To avoid this critique of nature against unlimited state power, the Socratic idea, that there are things that the state could not do, needed to be killed. The sacredness of human life could restrict the state if it concluded, for instance, that it must control the freedom of individuals to have and care for their own children. The new state’s mission thus became the elimination of the idea that there is something above the will of the people. Since the state is an expression of their will, nothing can be done against its own purpose or interest.

State Redefines Man

Consequently, what is behind most of the social and political issues of our time is an effort to weaken the limits of the state by redefining the nature of man so that the classical definition does not restrict the state’s all-caring purposes. Everywhere there is a policy of dealing with the effects of human actions and not with their known causes and the moral response to them. Practically the entire agenda of the all-caring state arises from violations of virtue and the Commandments. The all-caring state cannot concede a fundamental relationship between personal morality and the social disorders that contribute to the growth of power. Instead of returning to classical definitions of political responsibility and their relation to personal morality, the all-caring state proceeds in the opposite direction by addressing itself only to the effects.

Once these effects are so widespread that they begin to overwhelm even the all-caring state, its theoreticians begin to propose ways to limit not the state but man himself. He will be redefined, reeducated, and restricted to act only within the narrow limits that this new all-caring state allows. All these changes will be proposed “democratically” but they will have the effect of undermining man’s ethical integrity and freedom.

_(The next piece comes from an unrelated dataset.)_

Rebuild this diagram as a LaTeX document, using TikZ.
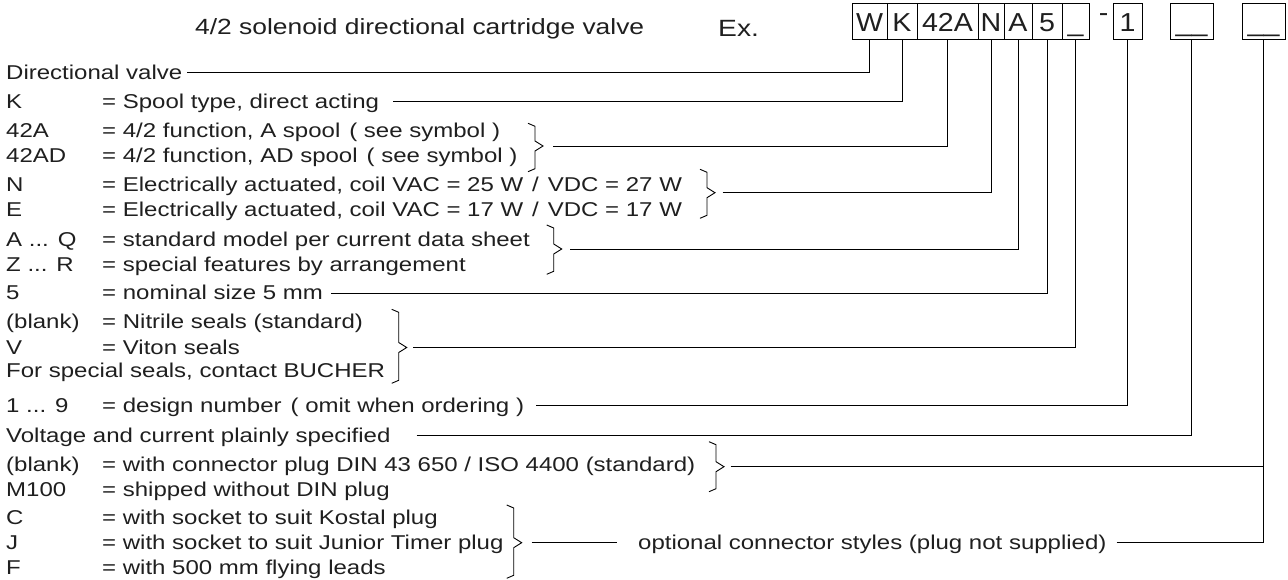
\documentclass[tikz,border=0pt]{standalone}
\usepackage{fontspec}
\setmainfont[FakeStretch=1.2]{Liberation Sans}
\newfontfamily\boxfont[FakeStretch=1.1]{Liberation Sans}
\usetikzlibrary{calc}
\newcommand\mybrace[4]{%
  \draw[brc] (#1,#2) -- (#1+7,#2+3) -- (#1+7,#3-5) -- (#1+15,#3) -- (#1+7,#3+5) -- (#1+7,#4-3) -- (#1,#4);}
\newcommand\gap{\hspace{9pt}}
\begin{document}
\begin{tikzpicture}[x=1pt,y=-1pt,
  txt/.style={anchor=base west, inner sep=0pt, font=\fontsize{20}{24}\selectfont, text=black!88},
  cell/.style={draw, line width=1pt, inner sep=0pt, minimum height=36pt, text height=22pt, text depth=2pt, font=\boxfont\fontsize{26}{30}\selectfont, text=black!88},
  conn/.style={line width=0.9pt},
  brc/.style={line width=0.9pt, line join=miter}]
\useasboundingbox (0,0) rectangle (1288,580);
% title
\node[txt, font=\fontsize{22}{26}\selectfont] (title) at (195,35) {4/2 solenoid directional cartridge valve};
\node[txt, font=\fontsize{23.5}{28}\selectfont] (ex) at (718,37) {Ex.};
% code boxes
\node[cell, minimum width=35pt] (bW) at (869.5,22) {W};
\node[cell, minimum width=30pt] (bK) at (902,22) {K};
\node[cell, minimum width=61pt] (b42) at (947.5,22) {42A};
\node[cell, minimum width=26pt] (bN) at (991,22) {N};
\node[cell, minimum width=28pt] (bA) at (1018,22) {A};
\node[cell, minimum width=30pt] (b5) at (1047,22) {5};
\node[cell, minimum width=27pt] (bU) at (1075.5,22) {\_};
\node[anchor=base, inner sep=0pt, font=\boxfont\fontsize{26}{30}\selectfont, text=black!88] (dash) at (1103.5,22) {-};
\node[cell, minimum width=29pt] (b1) at (1127.5,22) {1};
\node[cell, minimum width=43pt] (b3) at (1191.5,22) {\_\_};
\node[cell, minimum width=43pt] (b4) at (1263.5,22) {\_\_};
% rows
\node[txt] (lDV) at (6,79.2) {Directional valve};
\node[txt] (lK) at (6,108.9) {K};
\node[txt] (dK) at (102,108.9) {= Spool type, direct acting};
\node[txt] (l42A) at (6,137.7) {42A};
\node[txt] (d42A) at (102,137.7) {= 4/2 function, A spool\gap( see symbol )};
\node[txt] (l42AD) at (6,163) {42AD};
\node[txt] (d42AD) at (102,163) {= 4/2 function, AD spool\gap( see symbol )};
\node[txt] (lN) at (6,191.4) {N};
\node[txt] (dN) at (102,191.4) {= Electrically actuated, coil VAC = 25 W\gap/\gap VDC = 27 W};
\node[txt] (lE) at (6,216.4) {E};
\node[txt] (dE) at (102,216.4) {= Electrically actuated, coil VAC = 17 W\gap/\gap VDC = 17 W};
\node[txt] (lAQ) at (6,246.4) {A ... Q};
\node[txt] (dAQ) at (102,246.4) {= standard model per current data sheet};
\node[txt] (lZR) at (6,271.4) {Z ... R};
\node[txt] (dZR) at (102,271.4) {= special features by arrangement};
\node[txt] (l5) at (6,299.7) {5};
\node[txt] (d5) at (102,299.7) {= nominal size 5 mm};
\node[txt] (lbl1) at (6,328) {(blank)};
\node[txt] (dbl1) at (102,328) {= Nitrile seals (standard)};
\node[txt] (lV) at (6,354.7) {V};
\node[txt] (dV) at (102,354.7) {= Viton seals};
\node[txt] (lFS) at (6,377.2) {For special seals, contact BUCHER};
\node[txt] (l19) at (6,412.2) {1 ... 9};
\node[txt] (d19) at (102,412.2) {= design number\gap( omit when ordering )};
\node[txt] (lVC) at (6,442.7) {Voltage and current plainly specified};
\node[txt] (lbl2) at (6,471.2) {(blank)};
\node[txt] (dbl2) at (102,471.2) {= with connector plug DIN 43 650 / ISO 4400 (standard)};
\node[txt] (lM) at (6,496) {M100};
\node[txt] (dM) at (102,496) {= shipped without DIN plug};
\node[txt] (lC) at (6,524.7) {C};
\node[txt] (dC) at (102,524.7) {= with socket to suit Kostal plug};
\node[txt] (lJ) at (6,549.7) {J};
\node[txt] (dJ) at (102,549.7) {= with socket to suit Junior Timer plug};
\node[txt] (lF) at (6,574.2) {F};
\node[txt] (dF) at (102,574.2) {= with 500 mm flying leads};
\node[txt] (opt) at (638,549.9) {optional connector styles (plug not supplied)};
% braces
\mybrace{528}{123.3}{146}{171.7}
\mybrace{700}{169.3}{192.7}{218.3}
\mybrace{546.7}{225}{249}{274.3}
\mybrace{391.7}{309.3}{347.5}{383.3}
\mybrace{709}{441.7}{466.7}{491.7}
\mybrace{506.7}{505}{542.7}{578.3}
% connector start points
\coordinate (sDV) at ([shift={(5pt,7.2pt)}]lDV.base east);
\coordinate (sK) at (393,101.7);
\coordinate (s42) at (553,146);
\coordinate (sN) at (722.7,192.7);
\coordinate (sA) at (570,249);
\coordinate (s5) at ([shift={(8pt,6.4pt)}]d5.base east);
\coordinate (sU) at (413.3,347.5);
\coordinate (s1) at ([shift={(12pt,7.2pt)}]d19.base east);
\coordinate (sVC) at (416.7,435.5);
\coordinate (sB2) at (730.7,466.7);
\coordinate (sO1) at (531.7,542.7);
\coordinate (eO1) at (616.7,542.7);
\coordinate (sO2) at ([shift={(10pt,7.2pt)}]opt.base east);
% connectors
\draw[conn] (sDV) -| (bW.south);
\draw[conn] (sK) -| (bK.south);
\draw[conn] (s42) -| (b42.south);
\draw[conn] (sN) -| (bN.south);
\draw[conn] (sA) -| (bA.south);
\draw[conn] (s5) -| (b5.south);
\draw[conn] (sU) -| (bU.south);
\draw[conn] (s1) -| (b1.south);
\draw[conn] (sVC) -| (b3.south);
\draw[conn] (sB2) -- (sB2 -| b4.south);
\draw[conn] (sO1) -- (eO1);
\draw[conn] (sO2) -| (b4.south);
\end{tikzpicture}
\end{document}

“The state that justifies” is that state that explains its intentions and actions in the name of humanity, of the needs of the world. But what is justified is precisely that concept of man that makes him “servile,” that reduces him to a subject of the benevolent state whose justification in being is precisely a perverted form of brotherly love or charity, one that does not begin with what man is but with what the new state thinks he must be even if he is not.